# Bow drill fire



## benjysirois (Nov 8, 2013)

Has anyone ever tried/successfully used a bow drill in making a fire?
I always thought that it would be such a big hassle but the guy in this video gets this thing going super easily!
I guess anything comes with practice.


----------



## UncleFamous (Nov 17, 2013)

Yeah dude, its all about the materials you use and your form. Sage spindle on sage fireboard is my favorite, and cattle kneebone sockets are hard to beat if you can find one. Also, chapstick in your socket holes helps reduce friction up top so you can apply more energy to the fireboard.

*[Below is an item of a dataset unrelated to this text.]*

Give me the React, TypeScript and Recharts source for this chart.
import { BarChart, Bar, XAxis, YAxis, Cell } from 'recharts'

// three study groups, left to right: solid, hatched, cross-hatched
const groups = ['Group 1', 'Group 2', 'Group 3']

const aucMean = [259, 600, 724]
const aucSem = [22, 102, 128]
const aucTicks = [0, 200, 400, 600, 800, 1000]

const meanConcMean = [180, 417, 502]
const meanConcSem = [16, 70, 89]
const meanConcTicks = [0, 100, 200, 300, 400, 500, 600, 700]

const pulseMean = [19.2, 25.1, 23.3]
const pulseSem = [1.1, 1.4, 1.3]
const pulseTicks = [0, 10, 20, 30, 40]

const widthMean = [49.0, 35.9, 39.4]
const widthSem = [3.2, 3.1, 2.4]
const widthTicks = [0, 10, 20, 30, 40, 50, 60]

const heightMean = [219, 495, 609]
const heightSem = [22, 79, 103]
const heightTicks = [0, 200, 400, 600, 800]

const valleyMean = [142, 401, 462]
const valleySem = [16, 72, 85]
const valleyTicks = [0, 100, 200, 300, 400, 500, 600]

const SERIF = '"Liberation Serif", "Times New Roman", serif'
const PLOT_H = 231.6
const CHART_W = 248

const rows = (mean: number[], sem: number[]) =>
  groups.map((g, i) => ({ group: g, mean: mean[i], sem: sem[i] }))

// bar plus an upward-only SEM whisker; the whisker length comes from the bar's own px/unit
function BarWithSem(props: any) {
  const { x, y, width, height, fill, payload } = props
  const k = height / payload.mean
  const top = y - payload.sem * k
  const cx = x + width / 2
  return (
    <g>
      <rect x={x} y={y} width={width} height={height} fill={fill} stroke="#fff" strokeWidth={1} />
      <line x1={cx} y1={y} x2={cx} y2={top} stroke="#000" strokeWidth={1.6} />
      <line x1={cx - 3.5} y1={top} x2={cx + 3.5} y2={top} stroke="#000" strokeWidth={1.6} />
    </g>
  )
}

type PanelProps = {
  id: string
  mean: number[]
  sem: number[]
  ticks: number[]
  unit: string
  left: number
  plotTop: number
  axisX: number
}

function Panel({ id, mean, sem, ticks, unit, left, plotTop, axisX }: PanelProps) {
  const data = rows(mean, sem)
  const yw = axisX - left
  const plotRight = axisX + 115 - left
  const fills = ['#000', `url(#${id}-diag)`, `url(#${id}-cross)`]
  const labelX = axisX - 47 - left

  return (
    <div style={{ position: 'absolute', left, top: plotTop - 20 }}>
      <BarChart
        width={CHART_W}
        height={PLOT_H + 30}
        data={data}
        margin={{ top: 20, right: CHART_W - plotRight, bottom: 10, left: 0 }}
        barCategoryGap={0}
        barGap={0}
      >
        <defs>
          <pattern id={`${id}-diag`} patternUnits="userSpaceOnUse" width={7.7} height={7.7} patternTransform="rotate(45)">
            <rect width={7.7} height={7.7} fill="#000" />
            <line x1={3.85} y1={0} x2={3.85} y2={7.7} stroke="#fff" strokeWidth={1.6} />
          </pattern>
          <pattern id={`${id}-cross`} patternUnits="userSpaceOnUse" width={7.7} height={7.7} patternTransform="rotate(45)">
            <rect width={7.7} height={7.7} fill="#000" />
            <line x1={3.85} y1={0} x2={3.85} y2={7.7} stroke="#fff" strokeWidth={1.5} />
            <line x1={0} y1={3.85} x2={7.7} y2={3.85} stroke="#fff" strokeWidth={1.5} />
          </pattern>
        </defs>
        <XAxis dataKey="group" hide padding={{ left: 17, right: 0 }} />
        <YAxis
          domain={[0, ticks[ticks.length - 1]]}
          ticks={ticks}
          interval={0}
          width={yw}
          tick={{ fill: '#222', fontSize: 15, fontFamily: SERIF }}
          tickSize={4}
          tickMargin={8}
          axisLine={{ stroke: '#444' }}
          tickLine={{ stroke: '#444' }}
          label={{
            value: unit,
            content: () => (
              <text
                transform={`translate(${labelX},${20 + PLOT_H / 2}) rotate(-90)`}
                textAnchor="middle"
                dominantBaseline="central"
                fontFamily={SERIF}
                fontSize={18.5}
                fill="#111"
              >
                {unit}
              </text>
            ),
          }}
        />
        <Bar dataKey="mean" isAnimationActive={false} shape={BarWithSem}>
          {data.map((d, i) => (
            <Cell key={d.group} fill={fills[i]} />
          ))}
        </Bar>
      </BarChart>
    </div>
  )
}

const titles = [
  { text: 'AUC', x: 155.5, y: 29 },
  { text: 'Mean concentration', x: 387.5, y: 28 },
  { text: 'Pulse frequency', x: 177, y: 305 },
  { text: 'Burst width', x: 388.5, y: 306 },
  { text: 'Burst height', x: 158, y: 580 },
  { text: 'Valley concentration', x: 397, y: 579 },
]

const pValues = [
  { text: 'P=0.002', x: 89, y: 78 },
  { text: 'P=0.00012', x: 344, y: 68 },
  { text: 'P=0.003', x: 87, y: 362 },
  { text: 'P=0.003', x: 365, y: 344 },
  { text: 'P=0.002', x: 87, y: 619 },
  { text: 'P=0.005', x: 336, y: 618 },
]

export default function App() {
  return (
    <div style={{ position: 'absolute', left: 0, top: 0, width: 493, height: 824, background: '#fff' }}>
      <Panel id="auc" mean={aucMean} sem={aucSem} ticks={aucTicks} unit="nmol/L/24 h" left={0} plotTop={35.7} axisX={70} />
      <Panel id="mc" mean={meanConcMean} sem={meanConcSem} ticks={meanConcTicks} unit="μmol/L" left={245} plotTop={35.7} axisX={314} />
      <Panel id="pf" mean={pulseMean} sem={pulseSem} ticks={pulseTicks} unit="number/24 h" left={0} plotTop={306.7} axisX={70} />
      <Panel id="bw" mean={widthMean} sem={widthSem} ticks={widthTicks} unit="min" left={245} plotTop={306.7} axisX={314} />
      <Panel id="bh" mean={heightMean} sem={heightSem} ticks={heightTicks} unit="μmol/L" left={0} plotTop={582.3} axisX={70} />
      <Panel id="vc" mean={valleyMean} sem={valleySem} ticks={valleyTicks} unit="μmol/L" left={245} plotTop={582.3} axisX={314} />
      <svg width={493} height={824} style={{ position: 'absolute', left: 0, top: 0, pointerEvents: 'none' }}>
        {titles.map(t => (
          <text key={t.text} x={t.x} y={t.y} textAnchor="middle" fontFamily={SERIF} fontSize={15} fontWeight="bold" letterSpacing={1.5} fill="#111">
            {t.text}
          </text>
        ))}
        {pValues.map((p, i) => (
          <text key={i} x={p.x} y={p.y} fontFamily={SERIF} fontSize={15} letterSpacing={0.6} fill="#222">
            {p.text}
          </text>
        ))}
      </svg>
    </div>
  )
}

If you take an altoids can and poke a hole in it, then fill it with cotton t-shirt scraps, you can throw it in a fire for a few minutes and get some char cloth, which is great to put under your fire hole. It helps keep your coal alive. The most important thing to remember is to keep your spindle at 90 degrees to the ground, and lock your forearm into your shin. It allows you to lean forward and put lots of pressure on your socket hand. Just keep a good, steady pace with your bow, using the entire length. It will be frustrating, your spindle will slip, your arm will hurt like fuck, but once you bust your first coal, it's worth it. It gets a lot easier once you know you can do it.


----------



## benjysirois (Nov 18, 2013)

I found a deer socket the other day in the woods! So stoked to try this.


----------